Tuesday, June 16, 2009

I cleaned out two drawers.

There are days like today when nothing gets done. My baby got shots yesterday and ran a fever today and only wanted to be held. The other kids were still testing the boundaries of summer vacation and I needed to be the referee for them. So when Nathan came home from work, I looked like a frazzled mess, the house looked like kids had played in it all day, and I needed a break. I feel like I have accomplished nothing today. I did manage to get two of my five drawers of my dresser cleaned out. Wowee! At this rate, I am going to have the whole house cleaned in two years. Nathan doesn't ask what I have done to make sure I have done things, just to have something to talk about, but I always feel like I should give a list of the things that I have produced. I guess I am still learning that I have worth because I am rather than because I can produce. Do I love my kids any more if they do something for me (NO) or do I love them just because they are?(Yes) That is how God sees me. That is how Nathan sees me. So that is how I should see myself. I have value whether the house gets cleaned or not. I have worth. I will keep repeating that to myself and who knows maybe tomorrow I will get the last three drawers cleaned out. (I have high hopes for tomorrow.)

Wednesday, June 3, 2009

The Move

We finally moved Joshua to a crib in another room. It sounds silly, but I cried. I am blessed to have a husband, who instead of laughing at me for crying about moving Josh out, rubbed my back and assured me that he would be okay. I know he was fine. I could hear his every breath because the monitor was on high so I could jump up at a moments notice. My heart was sad to have him go. I know it is just the next room, but it was still hard. It was a first step at letting him go. Letting go is hard. But I am just taking it one day at a time, one step at a time. I have to practice now because one day there will be a bigger separation than the one wall that keeps us apart now. One day I will have to let each of my boys make their own choices and live their own lives apart from me. So each day I am practicing letting them go. Releasing them. Letting them choose what show to watch on tv, letting them decide who's hand to hold across the street, and as small as it might seem, letting Josh sleep in a different room.

Tuesday, June 2, 2009

What's my Motto

Luke told me last night that he learned a new word of the day. It was shrink. My mom explained the meaning while I was returning a shirt to Walmart that had shrunk. Anyway, after he told me the word, he told me it was his Motto. I don't think he knows what motto means, but it got me thinking. What is my motto?

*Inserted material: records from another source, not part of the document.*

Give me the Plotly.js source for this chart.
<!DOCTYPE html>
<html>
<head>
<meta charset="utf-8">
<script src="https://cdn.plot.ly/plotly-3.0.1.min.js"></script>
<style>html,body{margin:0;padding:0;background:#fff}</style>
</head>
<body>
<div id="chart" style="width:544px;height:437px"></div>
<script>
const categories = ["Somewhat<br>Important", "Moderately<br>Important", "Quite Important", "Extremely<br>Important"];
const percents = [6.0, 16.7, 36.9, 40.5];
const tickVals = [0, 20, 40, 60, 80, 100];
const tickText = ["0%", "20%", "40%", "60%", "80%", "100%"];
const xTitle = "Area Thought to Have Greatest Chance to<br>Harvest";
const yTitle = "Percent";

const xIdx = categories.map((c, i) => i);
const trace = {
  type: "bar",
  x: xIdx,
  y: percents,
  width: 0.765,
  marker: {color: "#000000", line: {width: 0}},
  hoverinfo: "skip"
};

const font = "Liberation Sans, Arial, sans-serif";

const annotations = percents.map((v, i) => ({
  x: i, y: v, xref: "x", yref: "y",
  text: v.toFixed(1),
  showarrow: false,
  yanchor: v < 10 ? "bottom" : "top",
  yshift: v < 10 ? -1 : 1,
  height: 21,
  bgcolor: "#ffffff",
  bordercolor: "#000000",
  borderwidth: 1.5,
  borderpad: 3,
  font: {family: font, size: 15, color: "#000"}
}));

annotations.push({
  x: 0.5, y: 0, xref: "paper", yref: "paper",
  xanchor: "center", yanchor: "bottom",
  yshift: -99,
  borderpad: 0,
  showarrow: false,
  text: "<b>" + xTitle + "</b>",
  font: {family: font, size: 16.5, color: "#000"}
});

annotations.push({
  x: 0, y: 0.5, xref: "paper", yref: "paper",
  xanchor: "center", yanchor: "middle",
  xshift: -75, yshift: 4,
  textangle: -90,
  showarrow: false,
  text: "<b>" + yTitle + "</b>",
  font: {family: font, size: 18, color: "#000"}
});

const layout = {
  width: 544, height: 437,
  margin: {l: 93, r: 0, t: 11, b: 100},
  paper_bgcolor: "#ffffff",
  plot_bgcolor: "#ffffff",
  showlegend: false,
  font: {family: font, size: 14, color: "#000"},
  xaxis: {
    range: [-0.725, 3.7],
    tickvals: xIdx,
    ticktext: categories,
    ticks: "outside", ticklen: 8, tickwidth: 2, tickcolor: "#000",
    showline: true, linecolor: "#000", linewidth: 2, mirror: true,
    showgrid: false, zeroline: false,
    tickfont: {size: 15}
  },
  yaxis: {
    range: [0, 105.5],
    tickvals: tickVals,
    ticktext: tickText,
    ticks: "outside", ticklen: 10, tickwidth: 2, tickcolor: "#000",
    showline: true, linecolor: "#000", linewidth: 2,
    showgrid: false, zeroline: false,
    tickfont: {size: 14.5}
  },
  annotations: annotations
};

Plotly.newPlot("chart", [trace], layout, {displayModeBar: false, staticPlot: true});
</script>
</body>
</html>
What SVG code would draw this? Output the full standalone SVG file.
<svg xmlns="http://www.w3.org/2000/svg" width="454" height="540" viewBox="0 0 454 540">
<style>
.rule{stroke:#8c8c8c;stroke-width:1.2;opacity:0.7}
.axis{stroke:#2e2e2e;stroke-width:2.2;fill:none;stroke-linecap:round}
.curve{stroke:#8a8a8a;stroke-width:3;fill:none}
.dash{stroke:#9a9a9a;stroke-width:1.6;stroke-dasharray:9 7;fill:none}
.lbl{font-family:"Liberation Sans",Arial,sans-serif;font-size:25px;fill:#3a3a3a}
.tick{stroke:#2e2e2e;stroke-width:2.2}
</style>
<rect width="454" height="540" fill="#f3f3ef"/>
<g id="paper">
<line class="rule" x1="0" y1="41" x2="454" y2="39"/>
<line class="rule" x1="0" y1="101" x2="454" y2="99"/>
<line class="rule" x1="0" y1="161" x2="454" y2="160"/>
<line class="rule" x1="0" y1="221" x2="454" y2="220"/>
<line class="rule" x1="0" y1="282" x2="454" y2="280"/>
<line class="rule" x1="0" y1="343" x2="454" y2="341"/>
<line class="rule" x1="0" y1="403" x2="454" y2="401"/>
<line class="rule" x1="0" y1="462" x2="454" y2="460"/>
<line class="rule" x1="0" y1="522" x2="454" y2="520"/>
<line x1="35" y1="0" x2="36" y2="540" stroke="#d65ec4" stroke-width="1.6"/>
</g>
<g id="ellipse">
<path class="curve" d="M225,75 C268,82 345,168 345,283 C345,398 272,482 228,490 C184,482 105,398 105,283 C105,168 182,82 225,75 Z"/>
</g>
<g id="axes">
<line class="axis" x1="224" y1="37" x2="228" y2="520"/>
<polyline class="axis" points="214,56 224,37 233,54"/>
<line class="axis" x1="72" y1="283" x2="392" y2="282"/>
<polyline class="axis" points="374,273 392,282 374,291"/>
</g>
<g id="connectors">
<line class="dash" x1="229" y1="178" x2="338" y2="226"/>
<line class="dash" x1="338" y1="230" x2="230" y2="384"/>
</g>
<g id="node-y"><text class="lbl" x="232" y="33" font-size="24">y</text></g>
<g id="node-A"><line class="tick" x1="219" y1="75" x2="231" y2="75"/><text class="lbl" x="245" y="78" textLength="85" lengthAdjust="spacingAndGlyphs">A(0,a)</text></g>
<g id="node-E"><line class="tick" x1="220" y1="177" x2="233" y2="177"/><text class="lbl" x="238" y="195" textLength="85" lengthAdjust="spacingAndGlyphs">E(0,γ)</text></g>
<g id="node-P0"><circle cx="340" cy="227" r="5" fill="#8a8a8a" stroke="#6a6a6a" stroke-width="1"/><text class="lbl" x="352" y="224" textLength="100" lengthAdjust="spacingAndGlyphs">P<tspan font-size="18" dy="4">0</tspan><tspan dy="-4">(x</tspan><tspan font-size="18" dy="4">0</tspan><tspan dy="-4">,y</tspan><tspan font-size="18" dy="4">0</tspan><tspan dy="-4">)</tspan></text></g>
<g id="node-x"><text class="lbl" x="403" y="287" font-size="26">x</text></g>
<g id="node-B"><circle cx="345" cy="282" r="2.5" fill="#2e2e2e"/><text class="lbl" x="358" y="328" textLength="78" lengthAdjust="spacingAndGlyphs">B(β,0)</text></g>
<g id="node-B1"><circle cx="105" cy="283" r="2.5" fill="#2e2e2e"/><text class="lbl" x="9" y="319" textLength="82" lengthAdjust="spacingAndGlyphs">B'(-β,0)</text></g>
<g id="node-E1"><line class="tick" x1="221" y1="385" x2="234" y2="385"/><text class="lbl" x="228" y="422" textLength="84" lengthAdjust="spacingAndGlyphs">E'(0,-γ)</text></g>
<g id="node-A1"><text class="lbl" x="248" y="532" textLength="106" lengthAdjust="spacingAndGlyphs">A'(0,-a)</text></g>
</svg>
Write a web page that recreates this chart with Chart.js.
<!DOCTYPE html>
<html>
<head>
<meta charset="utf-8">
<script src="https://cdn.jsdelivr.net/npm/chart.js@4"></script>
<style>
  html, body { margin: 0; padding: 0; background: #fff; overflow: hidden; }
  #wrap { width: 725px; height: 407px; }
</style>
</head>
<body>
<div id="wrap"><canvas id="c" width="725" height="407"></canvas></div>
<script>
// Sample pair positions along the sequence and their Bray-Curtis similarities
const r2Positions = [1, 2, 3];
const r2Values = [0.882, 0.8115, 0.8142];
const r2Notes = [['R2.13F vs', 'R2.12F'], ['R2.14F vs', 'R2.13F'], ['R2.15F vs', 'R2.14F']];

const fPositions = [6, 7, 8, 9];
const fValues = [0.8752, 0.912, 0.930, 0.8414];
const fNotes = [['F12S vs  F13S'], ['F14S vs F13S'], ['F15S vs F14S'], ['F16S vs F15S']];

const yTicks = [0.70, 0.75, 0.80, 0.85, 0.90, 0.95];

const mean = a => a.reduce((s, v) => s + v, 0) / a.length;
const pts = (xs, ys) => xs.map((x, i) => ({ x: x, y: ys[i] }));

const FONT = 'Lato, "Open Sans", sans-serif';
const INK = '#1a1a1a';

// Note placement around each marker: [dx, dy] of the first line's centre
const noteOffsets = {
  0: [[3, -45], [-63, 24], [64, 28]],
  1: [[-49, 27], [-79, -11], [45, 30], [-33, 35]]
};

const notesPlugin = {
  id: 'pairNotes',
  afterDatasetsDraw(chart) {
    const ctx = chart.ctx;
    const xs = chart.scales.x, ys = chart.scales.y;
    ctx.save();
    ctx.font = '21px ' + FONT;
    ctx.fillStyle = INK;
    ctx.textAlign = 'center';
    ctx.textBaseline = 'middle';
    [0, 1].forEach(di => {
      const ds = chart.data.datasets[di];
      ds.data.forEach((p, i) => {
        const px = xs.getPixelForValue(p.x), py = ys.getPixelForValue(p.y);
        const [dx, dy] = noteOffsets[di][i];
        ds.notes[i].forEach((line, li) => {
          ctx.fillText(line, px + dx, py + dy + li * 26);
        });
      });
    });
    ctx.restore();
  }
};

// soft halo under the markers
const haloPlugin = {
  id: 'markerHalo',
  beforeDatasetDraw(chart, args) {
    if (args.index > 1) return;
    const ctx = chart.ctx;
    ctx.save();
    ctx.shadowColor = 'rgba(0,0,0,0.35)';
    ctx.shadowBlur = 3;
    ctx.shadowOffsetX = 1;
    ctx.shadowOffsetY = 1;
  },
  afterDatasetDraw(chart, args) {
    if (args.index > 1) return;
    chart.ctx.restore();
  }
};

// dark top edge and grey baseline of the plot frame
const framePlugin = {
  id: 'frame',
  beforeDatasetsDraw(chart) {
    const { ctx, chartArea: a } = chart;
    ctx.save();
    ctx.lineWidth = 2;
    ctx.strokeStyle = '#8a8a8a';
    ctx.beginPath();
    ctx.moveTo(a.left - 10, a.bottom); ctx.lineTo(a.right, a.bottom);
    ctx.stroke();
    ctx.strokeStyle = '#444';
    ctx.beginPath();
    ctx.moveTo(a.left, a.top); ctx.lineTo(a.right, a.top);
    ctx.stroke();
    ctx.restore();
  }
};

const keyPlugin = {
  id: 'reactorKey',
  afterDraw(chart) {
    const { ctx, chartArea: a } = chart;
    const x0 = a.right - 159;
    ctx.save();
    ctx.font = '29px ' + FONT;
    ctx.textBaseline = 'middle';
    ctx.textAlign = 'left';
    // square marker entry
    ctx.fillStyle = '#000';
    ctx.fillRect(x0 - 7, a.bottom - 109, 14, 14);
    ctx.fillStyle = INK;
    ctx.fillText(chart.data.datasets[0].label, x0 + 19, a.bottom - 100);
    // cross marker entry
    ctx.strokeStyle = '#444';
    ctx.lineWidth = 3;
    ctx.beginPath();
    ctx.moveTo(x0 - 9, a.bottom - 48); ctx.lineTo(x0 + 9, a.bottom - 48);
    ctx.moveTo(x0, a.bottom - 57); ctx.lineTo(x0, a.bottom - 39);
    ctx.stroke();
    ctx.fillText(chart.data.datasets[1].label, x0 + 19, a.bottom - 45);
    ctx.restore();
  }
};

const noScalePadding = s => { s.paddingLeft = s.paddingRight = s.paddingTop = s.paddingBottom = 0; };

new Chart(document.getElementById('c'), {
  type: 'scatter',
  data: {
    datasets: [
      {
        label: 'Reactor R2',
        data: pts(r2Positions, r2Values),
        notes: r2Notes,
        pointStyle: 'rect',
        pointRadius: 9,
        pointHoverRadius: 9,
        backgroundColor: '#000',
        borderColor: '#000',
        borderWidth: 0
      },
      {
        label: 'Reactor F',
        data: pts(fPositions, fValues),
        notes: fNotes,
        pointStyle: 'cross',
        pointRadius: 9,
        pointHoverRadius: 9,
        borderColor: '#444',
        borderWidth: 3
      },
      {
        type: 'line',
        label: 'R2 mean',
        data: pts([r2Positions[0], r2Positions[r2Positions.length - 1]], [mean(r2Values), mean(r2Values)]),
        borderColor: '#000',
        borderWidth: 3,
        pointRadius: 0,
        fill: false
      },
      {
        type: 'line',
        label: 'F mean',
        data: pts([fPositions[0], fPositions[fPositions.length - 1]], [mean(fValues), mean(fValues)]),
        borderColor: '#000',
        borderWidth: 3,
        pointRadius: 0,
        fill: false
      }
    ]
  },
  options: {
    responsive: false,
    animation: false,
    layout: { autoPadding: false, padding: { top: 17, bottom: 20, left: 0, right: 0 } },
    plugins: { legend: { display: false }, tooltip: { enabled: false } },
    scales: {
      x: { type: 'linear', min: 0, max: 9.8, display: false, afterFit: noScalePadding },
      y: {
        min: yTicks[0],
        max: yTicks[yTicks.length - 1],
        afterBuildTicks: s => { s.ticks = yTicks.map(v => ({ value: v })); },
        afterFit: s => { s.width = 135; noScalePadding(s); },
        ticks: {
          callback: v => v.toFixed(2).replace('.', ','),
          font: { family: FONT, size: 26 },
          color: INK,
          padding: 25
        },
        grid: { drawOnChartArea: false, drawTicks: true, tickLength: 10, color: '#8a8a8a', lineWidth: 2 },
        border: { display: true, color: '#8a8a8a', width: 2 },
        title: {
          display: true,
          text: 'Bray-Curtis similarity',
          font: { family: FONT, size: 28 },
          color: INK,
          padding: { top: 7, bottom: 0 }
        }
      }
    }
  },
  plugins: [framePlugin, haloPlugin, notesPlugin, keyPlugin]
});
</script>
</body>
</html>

I have a piece of paper taped to my bulletin board that says, "Environment of Grace". I guess I am hoping that is my motto. That is how I want to live my life. That is what I want people around me to feel when they come into my presence. I don't know where I heard it from, but I liked it and have had it up for a while. I had forgotten it and it has been covered over with the phone number for Zach's school and some pictures of the kids. But I need to remember it. When Nathan comes home from work, does he feel an environment of grace, or a crazy stressed out family waiting to pounce on him when he comes in the door? Do my kids feel like they can mess up and not have mom yell at them for their mistakes? Do I surround the people I love most with the grace of Christ? I think I need to uncover the card and take the time each day to read it. I need to pray for the strength and courage to give grace to those around me. I want that to be my motto. Shoot- Let's put it on my tombstone. Amy Cherry- Lived in an environment of grace. She was a supermom and a supermodel. (I'll be dead, who will know?)

Monday, June 1, 2009

Just a Few Minutes

I have created a new plan. Summer is coming and I am excited yet scared at the same time. Zach and Luke have been fighting every afternoon and it makes me crazy. I get so tired of being the referee. So today I decided to let them watch a small amount of TV in the afternoon when Josh goes down for a nap. One show to get me some quiet. Now I am working my hardest at not feeling guilty about letting them watch TV. I know there are many other things that they could do, but most of them would start with or lead to fighting. So I am going to use this half hour to calm myself. I can read. I can write. I can nap. I can do housework. I can go to the bathroom without anyone trying to come in. Anything I want. Yeah Me! So far so good. My thirty minutes are almost up. I am going to go close my eyes for a minute before I have to give them the bad news that TV time is over. Wish me luck. I'll let you know how it goes.